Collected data
=======

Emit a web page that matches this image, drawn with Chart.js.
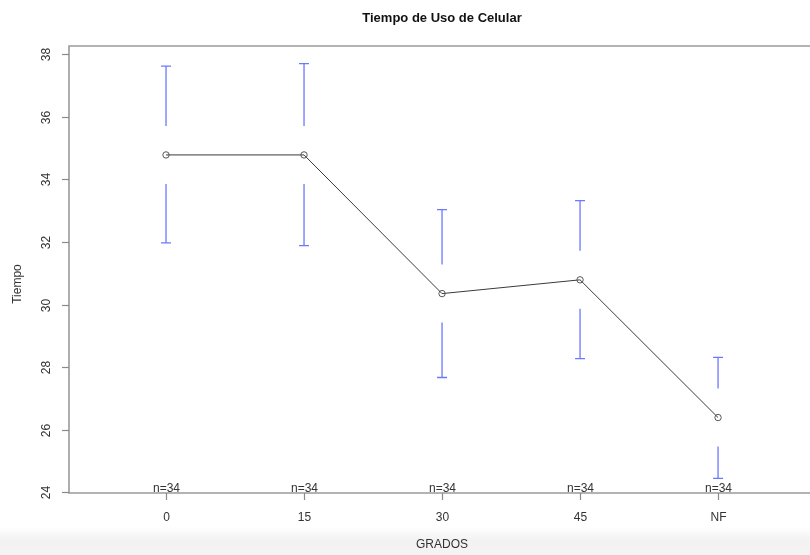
<!DOCTYPE html>
<html>
<head>
<meta charset="utf-8">
<script src="https://cdn.jsdelivr.net/npm/chart.js@4"></script>
<style>
  html, body { margin: 0; padding: 0; background: #fff; overflow: hidden; }
  #wrap { width: 810px; height: 555px; position: relative;
          background: linear-gradient(to bottom, #fff 0px, #fff 527px, #f2f2f2 540px, #f4f4f4 555px); }
</style>
</head>
<body>
<div id="wrap"><canvas id="chart" width="810" height="555"></canvas></div>
<script>
// data
const grados = ["0", "15", "30", "45", "NF"];
const medias = [34.78, 34.78, 30.35, 30.79, 26.39];
const superior = [37.62, 37.70, 33.03, 33.32, 28.31];
const inferior = [31.97, 31.88, 27.67, 28.27, 24.45];
const nObs = [34, 34, 34, 34, 34];
const yTicks = [24, 26, 28, 30, 32, 34, 36, 38];

const FONT = "'Liberation Sans', Arial, sans-serif";

// error bars, box, axes and text in the R style
const rPlot = {
  id: "rPlot",
  beforeDatasetsDraw(chart) {
    const { ctx, chartArea: a, scales: { x, y } } = chart;
    ctx.save();
    // error bars with a gap round the mean
    ctx.strokeStyle = "#6b79ff";
    ctx.lineWidth = 1.3;
    const gap = 29;
    grados.forEach((g, i) => {
      const px = x.getPixelForValue(i + 1);
      const pm = y.getPixelForValue(medias[i]);
      const pu = y.getPixelForValue(superior[i]);
      const pl = y.getPixelForValue(inferior[i]);
      ctx.beginPath();
      ctx.moveTo(px, pu); ctx.lineTo(px, pm - gap);
      ctx.moveTo(px, pm + gap); ctx.lineTo(px, pl);
      ctx.moveTo(px - 5, pu); ctx.lineTo(px + 5, pu);
      ctx.moveTo(px - 5, pl); ctx.lineTo(px + 5, pl);
      ctx.stroke();
    });
    ctx.restore();
  },
  afterDraw(chart) {
    const { ctx, chartArea: a, scales: { x, y } } = chart;
    ctx.save();
    // box (right edge cut off)
    ctx.strokeStyle = "#9a9a9a";
    ctx.lineWidth = 1.6;
    ctx.beginPath();
    ctx.moveTo(chart.width, a.top);
    ctx.lineTo(a.left, a.top);
    ctx.lineTo(a.left, a.bottom);
    ctx.lineTo(chart.width, a.bottom);
    ctx.stroke();

    ctx.strokeStyle = "#8a8a8a";
    ctx.lineWidth = 1.2;
    ctx.fillStyle = "#333";
    ctx.font = "12px " + FONT;
    // y ticks + rotated labels
    yTicks.forEach(t => {
      const py = Math.round(y.getPixelForValue(t)) + 0.5;
      ctx.beginPath();
      ctx.moveTo(a.left - 7, py); ctx.lineTo(a.left, py);
      ctx.stroke();
      ctx.save();
      ctx.translate(47, py);
      ctx.rotate(-Math.PI / 2);
      ctx.textAlign = "center";
      ctx.textBaseline = "middle";
      ctx.fillText(String(t), 0, 0);
      ctx.restore();
    });
    // x ticks + labels + n labels
    grados.forEach((g, i) => {
      const px = Math.round(x.getPixelForValue(i + 1)) + 0.5;
      ctx.beginPath();
      ctx.moveTo(px, a.bottom); ctx.lineTo(px, a.bottom + 7);
      ctx.stroke();
      ctx.textAlign = "center";
      ctx.textBaseline = "middle";
      ctx.fillText(g, px, 518);
      ctx.fillText("n=" + nObs[i], px, 488.5);
    });
    // axis titles
    ctx.fillText("GRADOS", 442, 545);
    ctx.save();
    ctx.translate(18, 284);
    ctx.rotate(-Math.PI / 2);
    ctx.fillText("Tiempo", 0, 0);
    ctx.restore();
    // title
    ctx.fillStyle = "#111";
    ctx.font = "bold 13px " + FONT;
    ctx.fillText("Tiempo de Uso de Celular", 442, 18);
    ctx.restore();
  }
};

const ctx = document.getElementById("chart").getContext("2d");
new Chart(ctx, {
  type: "scatter",
  data: {
    datasets: [{
      data: medias.map((m, i) => ({ x: i + 1, y: m })),
      showLine: true,
      borderColor: "#3a3a3a",
      borderWidth: 1,
      pointRadius: 3.2,
      pointBorderWidth: 1,
      pointBorderColor: "#555",
      pointBackgroundColor: "rgba(255,255,255,0)",
      tension: 0
    }]
  },
  options: {
    responsive: false,
    animation: false,
    events: [],
    layout: { padding: { left: 69, top: 46, bottom: 62, right: 0 } },
    plugins: { legend: { display: false }, tooltip: { enabled: false }, title: { display: false } },
    scales: {
      x: { type: "linear", min: 0.297, max: 5.63, display: false },
      y: { type: "linear", min: 23.98, max: 38.26, display: false }
    }
  },
  plugins: [rPlot]
});
</script>
</body>
</html>
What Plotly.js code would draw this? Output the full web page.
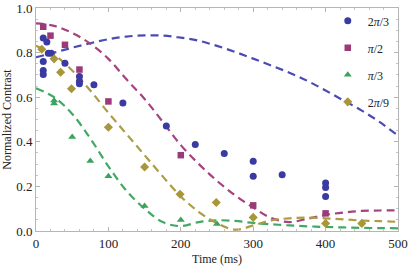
<!DOCTYPE html>
<html><head><meta charset="utf-8">
<script src="https://cdn.plot.ly/plotly-3.0.1.min.js"></script>
<style>html,body{margin:0;padding:0;background:#fff}#c{width:409px;height:267px}</style>
</head><body><div id="c"></div>
<script>
// Measured points
const t23 = [10, 15, 10, 10, 10, 17, 21, 40, 60, 60, 60, 80, 120, 180, 220, 260, 300, 300, 340, 400, 400, 400];
const c23 = [0.865, 0.848, 0.760, 0.720, 0.702, 0.797, 0.797, 0.752, 0.693, 0.672, 0.660, 0.656, 0.574, 0.471, 0.388, 0.347, 0.313, 0.245, 0.252, 0.215, 0.195, 0.155];
const t12 = [10, 20, 40, 60, 100, 200, 300, 400];
const c12 = [0.916, 0.876, 0.835, 0.724, 0.581, 0.340, 0.115, 0.079];
const t13 = [25, 25, 50, 75, 100, 150, 200, 250];
const c13 = [0.585, 0.572, 0.421, 0.314, 0.246, 0.112, 0.049, 0.031];
const t29 = [8, 25, 34, 49, 100, 150, 199, 249, 300, 400, 450];
const c29 = [0.815, 0.772, 0.712, 0.638, 0.465, 0.287, 0.165, 0.128, 0.061, 0.034, 0.034];

// Fit curves
const tf = [0, 25, 50, 75, 100, 125, 150, 175, 200, 225, 250, 275, 300, 325, 350, 375, 400, 425, 450, 475, 500];
const f23 = [0.779, 0.800, 0.822, 0.842, 0.860, 0.872, 0.877, 0.876, 0.867, 0.853, 0.830, 0.803, 0.773, 0.742, 0.710, 0.673, 0.630, 0.585, 0.540, 0.488, 0.428];
const f12 = [0.931, 0.920, 0.888, 0.840, 0.772, 0.680, 0.592, 0.490, 0.385, 0.300, 0.225, 0.160, 0.105, 0.058, 0.040, 0.055, 0.072, 0.083, 0.090, 0.092, 0.092];
const f13 = [0.640, 0.600, 0.525, 0.415, 0.290, 0.180, 0.100, 0.040, 0.022, 0.040, 0.048, 0.045, 0.036, 0.030, 0.025, 0.021, 0.018, 0.016, 0.014, 0.013, 0.012];
const f29 = [0.831, 0.790, 0.720, 0.630, 0.530, 0.435, 0.340, 0.245, 0.155, 0.085, 0.035, 0.006, 0.025, 0.048, 0.057, 0.060, 0.057, 0.052, 0.047, 0.044, 0.041];

const names = ['2<i>π</i>/3', '<i>π</i>/2', '<i>π</i>/3', '2<i>π</i>/9'];
const mcol = ['#3a3aa3', '#9a3a78', '#3aa35c', '#a8963a'];
const lcol = ['#4b4bb3', '#a5427f', '#42a965', '#ad9c42'];
const syms = ['circle', 'square', 'triangle-up', 'diamond'];
const msz = [7, 6.5, 7, 7];
const T = [t23, t12, t13, t29], C = [c23, c12, c13, c29], F = [f23, f12, f13, f29];

const SERIF = 'Liberation Serif';
const data = [];
for (let i = 0; i < 4; i++) {
  data.push({x: tf, y: F[i], type: 'scatter', mode: 'lines', line: {color: lcol[i], width: 2.2, dash: '8px,5px', shape: 'spline'}, showlegend: false, hoverinfo: 'skip'});
}
for (let i = 0; i < 4; i++) {
  data.push({x: T[i], y: C[i], type: 'scatter', mode: 'markers', name: names[i], legendgroup: 'g' + i,
    marker: {color: mcol[i], symbol: syms[i], size: msz[i]}});
}

const ax = {showline: true, linecolor: '#b5b5b5', linewidth: 1, mirror: 'ticks', ticks: 'inside', ticklen: 4, tickcolor: '#b5b5b5',
  showgrid: false, zeroline: false, tickfont: {size: 13, color: '#222'}};
const layout = {
  width: 409, height: 267, margin: {l: 36, r: 11, t: 7, b: 36},
  paper_bgcolor: '#fff', plot_bgcolor: '#fff',
  font: {family: SERIF, size: 13, color: '#222'},
  xaxis: Object.assign({}, ax, {range: [0, 500], dtick: 100, minor: {dtick: 20, ticks: 'inside', ticklen: 2, tickcolor: '#c5c5c5'},
    title: {text: 'Time (ms)', font: {family: SERIF, size: 12, color: '#222'}, standoff: 5}}),
  yaxis: Object.assign({}, ax, {range: [0, 1], dtick: 0.2, tickformat: '.1f', minor: {dtick: 0.05, ticks: 'inside', ticklen: 2, tickcolor: '#c5c5c5'},
    title: {text: 'Normalized Contrast', font: {family: SERIF, size: 12, color: '#222'}, standoff: 3}}),
  legend: {x: 0.806, y: 1.003, xanchor: 'left', yanchor: 'top', bgcolor: 'rgba(0,0,0,0)', tracegroupgap: 8,
    font: {family: SERIF, size: 12, color: '#222'}, itemwidth: 30},
  showlegend: true
};
Plotly.newPlot('c', data, layout, {displayModeBar: false, staticPlot: true});
</script></body></html>
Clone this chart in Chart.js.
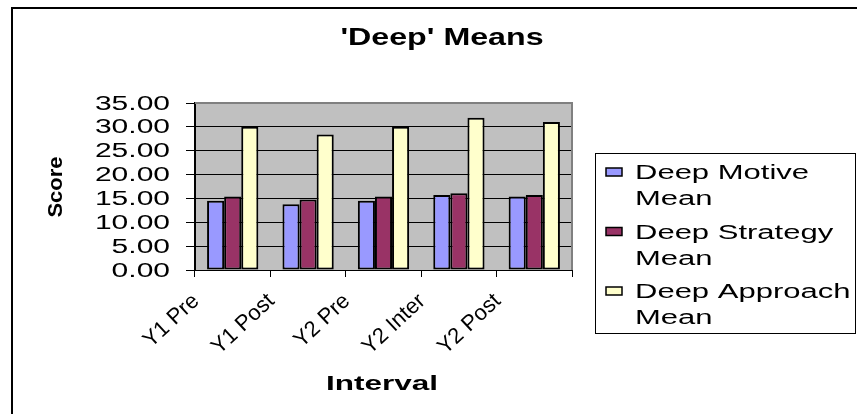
<!DOCTYPE html>
<html>
<head>
<meta charset="utf-8">
<script src="https://cdn.jsdelivr.net/npm/chart.js@4/dist/chart.umd.min.js"></script>
<style>
  html, body { margin: 0; padding: 0; background: #ffffff; }
  #c { display: block; }
</style>
</head>
<body>
<canvas id="c" width="857" height="414"></canvas>
<script>
// Interval categories and series means
const categories = ['Y1 Pre', 'Y1 Post', 'Y2 Pre', 'Y2 Inter', 'Y2 Post'];
const deepMotiveMean = [14.5, 13.8, 14.5, 15.7, 15.4];
const deepStrategyMean = [15.4, 14.8, 15.4, 16.1, 15.7];
const deepApproachMean = [30.0, 28.4, 30.0, 31.9, 31.0];
const seriesNames = ['Deep Motive Mean', 'Deep Strategy Mean', 'Deep Approach Mean'];
const seriesColors = ['#9999FF', '#993366', '#FFFFCC'];
const chartTitle = "'Deep' Means";
const yAxisTitle = 'Score';
const xAxisTitle = 'Interval';
const yMin = 0, yMax = 35, yStep = 5;

const FONT = '"Liberation Sans", Arial, sans-serif';

// draw text widened along its baseline (sx) around its anchor
function wideText(ctx, text, x, y, sx, align, baseline, rot) {
  ctx.save();
  ctx.translate(x, y);
  if (rot) ctx.rotate(rot);
  ctx.scale(sx, 1);
  ctx.textAlign = align;
  ctx.textBaseline = baseline;
  ctx.fillText(text, 0, 0);
  ctx.restore();
}

const framePlugin = {
  id: 'frame',
  beforeDraw(chart) {
    const ctx = chart.ctx;
    const a = chart.chartArea;
    ctx.save();
    // outer frame (left and top edges)
    ctx.fillStyle = '#000';
    ctx.fillRect(11, 7, 846, 2);
    ctx.fillRect(11, 7, 2, 407);
    // plot area fill
    ctx.fillStyle = '#C0C0C0';
    ctx.fillRect(a.left, a.top, a.right - a.left, a.bottom - a.top);
    ctx.restore();
  },
  beforeDatasetsDraw(chart) {
    const ctx = chart.ctx;
    const a = chart.chartArea;
    ctx.save();
    ctx.strokeStyle = '#808080';
    ctx.lineWidth = 2;
    ctx.beginPath();
    ctx.moveTo(a.left, a.top);
    ctx.lineTo(a.right, a.top);
    ctx.lineTo(a.right, a.bottom);
    ctx.stroke();
    ctx.restore();
  },
  afterDraw(chart) {
    const ctx = chart.ctx;
    const a = chart.chartArea;
    const xs = chart.scales.x;
    const ys = chart.scales.y;
    ctx.save();
    ctx.fillStyle = '#000';

    // title
    ctx.font = 'bold 23px ' + FONT;
    wideText(ctx, chartTitle, 442, 45, 1.4, 'center', 'alphabetic');

    // y tick labels
    ctx.font = '20px ' + FONT;
    ys.ticks.forEach(t => {
      wideText(ctx, t.value.toFixed(2), 170, ys.getPixelForValue(t.value) + 1, 1.5, 'right', 'middle');
    });

    // x category labels, slanted, ending at each category's left tick
    const catW = (a.right - a.left) / categories.length;
    ctx.font = '22px ' + FONT;
    categories.forEach((c, i) => {
      const px = xs.getPixelForValue(i) - catW / 2 + 1;
      wideText(ctx, c, px, a.bottom + 28, 1.0, 'right', 'middle', -43 * Math.PI / 180);
    });

    // axis titles
    ctx.font = 'bold 20px ' + FONT;
    ctx.save();
    ctx.translate(56, 187);
    ctx.rotate(-Math.PI / 2);
    ctx.scale(1.1, 1);
    ctx.textAlign = 'center';
    ctx.textBaseline = 'middle';
    ctx.fillText(yAxisTitle, 0, 0);
    ctx.restore();

    ctx.font = 'bold 21px ' + FONT;
    wideText(ctx, xAxisTitle, 382, 384, 1.5, 'center', 'middle');

    // legend
    const lx = 595, ly = 153, lw = 262, lh = 180;
    ctx.fillStyle = '#ffffff';
    ctx.fillRect(lx, ly, lw, lh);
    ctx.strokeStyle = '#000';
    ctx.lineWidth = 1;
    ctx.strokeRect(lx + 0.5, ly + 0.5, lw - 2, lh);
    chart.data.datasets.forEach((ds, i) => {
      const cy = 172 + i * 59.5;
      ctx.fillStyle = ds.backgroundColor;
      ctx.fillRect(606, cy - 4, 16, 8);
      ctx.strokeStyle = '#000';
      ctx.lineWidth = 1.5;
      ctx.strokeRect(606, cy - 4, 16, 8);
      const words = ds.label.split(' ');
      const first = words.slice(0, -1).join(' ');
      const last = words[words.length - 1];
      ctx.fillStyle = '#000';
      ctx.font = '20px ' + FONT;
      wideText(ctx, first, 635, cy + 7, 1.55, 'left', 'alphabetic');
      wideText(ctx, last, 635, cy + 33, 1.55, 'left', 'alphabetic');
    });
    ctx.restore();
  }
};

const datasets = [deepMotiveMean, deepStrategyMean, deepApproachMean].map((vals, i) => ({
  label: seriesNames[i],
  data: vals,
  backgroundColor: seriesColors[i],
  borderColor: '#000',
  borderWidth: 2,
  borderSkipped: false,
  categoryPercentage: 0.68,
  barPercentage: 1.0
}));

new Chart(document.getElementById('c'), {
  type: 'bar',
  data: { labels: categories, datasets },
  plugins: [framePlugin],
  options: {
    responsive: false,
    animation: false,
    devicePixelRatio: 1,
    layout: { padding: { left: 0, top: 103, right: 285, bottom: 0 } },
    plugins: {
      legend: { display: false },
      title: { display: false },
      tooltip: { enabled: false }
    },
    scales: {
      x: {
        afterFit: s => { s.height = 144; },
        grid: {
          offset: true,
          drawOnChartArea: false,
          drawTicks: true,
          tickLength: 7,
          color: '#000',
          tickColor: '#000'
        },
        border: { display: true, color: '#000', width: 1 },
        ticks: { display: false }
      },
      y: {
        min: yMin,
        max: yMax,
        afterFit: s => { s.width = 195; },
        grid: {
          color: ctx => (ctx.tick && ctx.tick.value === yMax) ? '#808080' : '#000',
          tickColor: '#000',
          lineWidth: 1,
          drawTicks: true,
          tickLength: 9
        },
        border: { display: true, color: '#000', width: 2 },
        ticks: { display: false, stepSize: yStep }
      }
    }
  }
});
</script>
</body>
</html>
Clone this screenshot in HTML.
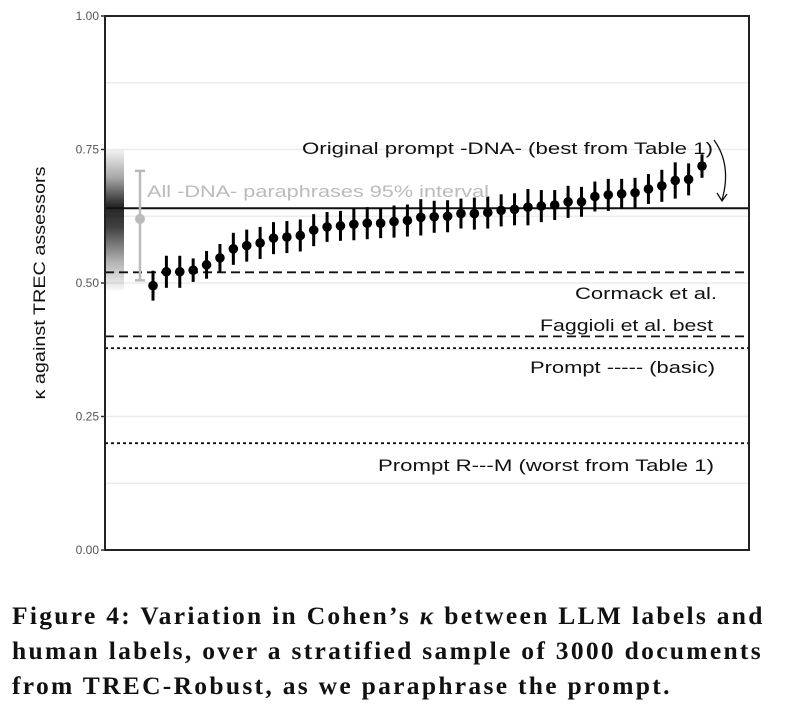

=======

### Short task
Which lines contain the word "this"? Copy each of them.

### Problem solution
Emit a web page that matches this image, drawn with Chart.js.
What Plotly.js code would draw this? Output the full web page.
Clone this chart in Chart.js.
Clone this screenshot in HTML.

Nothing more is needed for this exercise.